Good Things for the New Year 2
The government of the United States usually accepts the results of free elections elsewhere, even if we don't like who got elected. This is a good thing. The deep centrist wisdom of a pro-democracy policy is that democracy moderates extremists. Even when a majority of the electorate is worked up to back the hot-heads, eventually they will cool down. And then the extremists in office will have to moderate their position in order to get re-elected. Even when anti-democratic extremists get elected democratically, a pro-democracy world pushes them to hold free elections again.
So-called realists are always ready to stop other people's democratic elections if it appears that people we don't like will win. Worse, they are willing to overthrow democratically elected governments to install more pliant juntas. Sometimes there is a short-term advantage to this, to a company if not to the USA as a whole.

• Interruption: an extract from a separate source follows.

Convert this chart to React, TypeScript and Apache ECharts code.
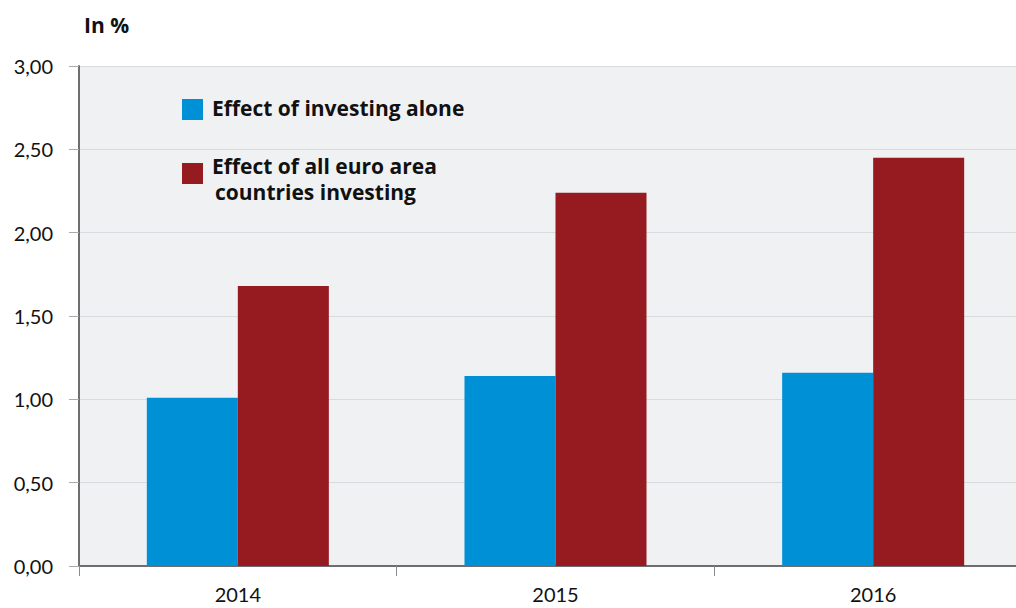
import React, { useEffect, useRef } from "react";
import * as echarts from "echarts";

const categories = ["2014", "2015", "2016"];
const investingAlone = [1.01, 1.14, 1.16];
const allEuroArea = [1.68, 2.24, 2.45];
const seriesNames = ["Effect of investing alone", "Effect of all euro area\ncountries investing"];
const yUnit = "In %";

const FONT = "Lato, 'Open Sans', sans-serif";
const BOLD_FONT = "'Open Sans', Lato, sans-serif";
const BLUE = "#0090d6";
const RED = "#951b20";

export default function App() {
  const ref = useRef<HTMLDivElement>(null);
  useEffect(() => {
    const chart = echarts.init(ref.current!, null, { renderer: "svg" });
    chart.setOption({
      animation: false,
      textStyle: { fontFamily: FONT },
      grid: { left: 79, top: 66, bottom: 42, right: 0, show: true, backgroundColor: "#f0f1f3", borderWidth: 0 },
      xAxis: {
        type: "category",
        data: categories,
        axisLine: { lineStyle: { color: "#6e6e6e", width: 2 } },
        axisTick: { show: true, length: 10, lineStyle: { color: "#8a8a8a", width: 1 } },
        axisLabel: { color: "#111", fontSize: 20, fontFamily: FONT, margin: 18 },
      },
      yAxis: {
        type: "value",
        min: 0,
        max: 3,
        interval: 0.5,
        axisLine: { show: true, lineStyle: { color: "#6e6e6e", width: 2 } },
        axisTick: { show: true, length: 10, lineStyle: { color: "#aaa", width: 1 } },
        splitLine: { lineStyle: { color: "#d9dadd", width: 1 } },
        axisLabel: {
          color: "#111",
          fontSize: 20,
          fontFamily: FONT,
          margin: 26,
          formatter: (v: number) => v.toFixed(2).replace(".", ","),
        },
      },
      series: [
        {
          type: "bar",
          name: seriesNames[0],
          data: investingAlone,
          itemStyle: { color: BLUE },
          barGap: "0%",
          barCategoryGap: "42.7%",
        },
        {
          type: "bar",
          name: seriesNames[1],
          data: allEuroArea,
          itemStyle: { color: RED },
          barGap: "0%",
          barCategoryGap: "42.7%",
        },
      ],
      graphic: [
        { type: "text", left: 84, top: 14, style: { text: yUnit, font: `bold 21px ${BOLD_FONT}`, fill: "#111" } },
        { type: "rect", shape: { x: 182, y: 99, width: 21, height: 21 }, style: { fill: BLUE } },
        { type: "text", x: 212, y: 97, style: { text: seriesNames[0], font: `bold 21px ${BOLD_FONT}`, fill: "#111" } },
        { type: "rect", shape: { x: 182, y: 163, width: 21, height: 21 }, style: { fill: RED } },
        { type: "text", x: 212, y: 155, style: { text: "Effect of all euro area", font: `bold 21px ${BOLD_FONT}`, fill: "#111" } },
        { type: "text", x: 215, y: 181, style: { text: "countries investing", font: `bold 21px ${BOLD_FONT}`, fill: "#111" } },
      ],
    });
    return () => chart.dispose();
  }, []);
  return (
    <div style={{ position: "absolute", left: 0, top: 0, width: 1016, height: 608, overflow: "hidden" }}>
      <div ref={ref} style={{ position: "absolute", left: 0, top: 0, width: 1032, height: 608 }} />
    </div>
  );
}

But preventing free elections always comes back to bite us. The realists only see the short-run benefits of imposing our regime, and not the long-run damage it does to us as well as to the countries whose democracy we subvert. We overthrew Diem, and lost Vietnam. We overthrew Mossadeq and lost Iran. We overthrew Allende and fed the communists throughout Latin America.
Supporting elections is very centrist and very American. We should support the electoral process of Venezuela, because what brought Hugo Chavez will take him away again. We should support the electoral process of Pakistan, because military dictatorship fuels the Taliban. We should support the electoral process of Iran, because the more elections they have, the more the Islamic Republic will evolve into a real, multiparty, multi-opinion republic.
And as to our own electoral process, I thank the Lord and the Founding Fathers each day for 1/20/09.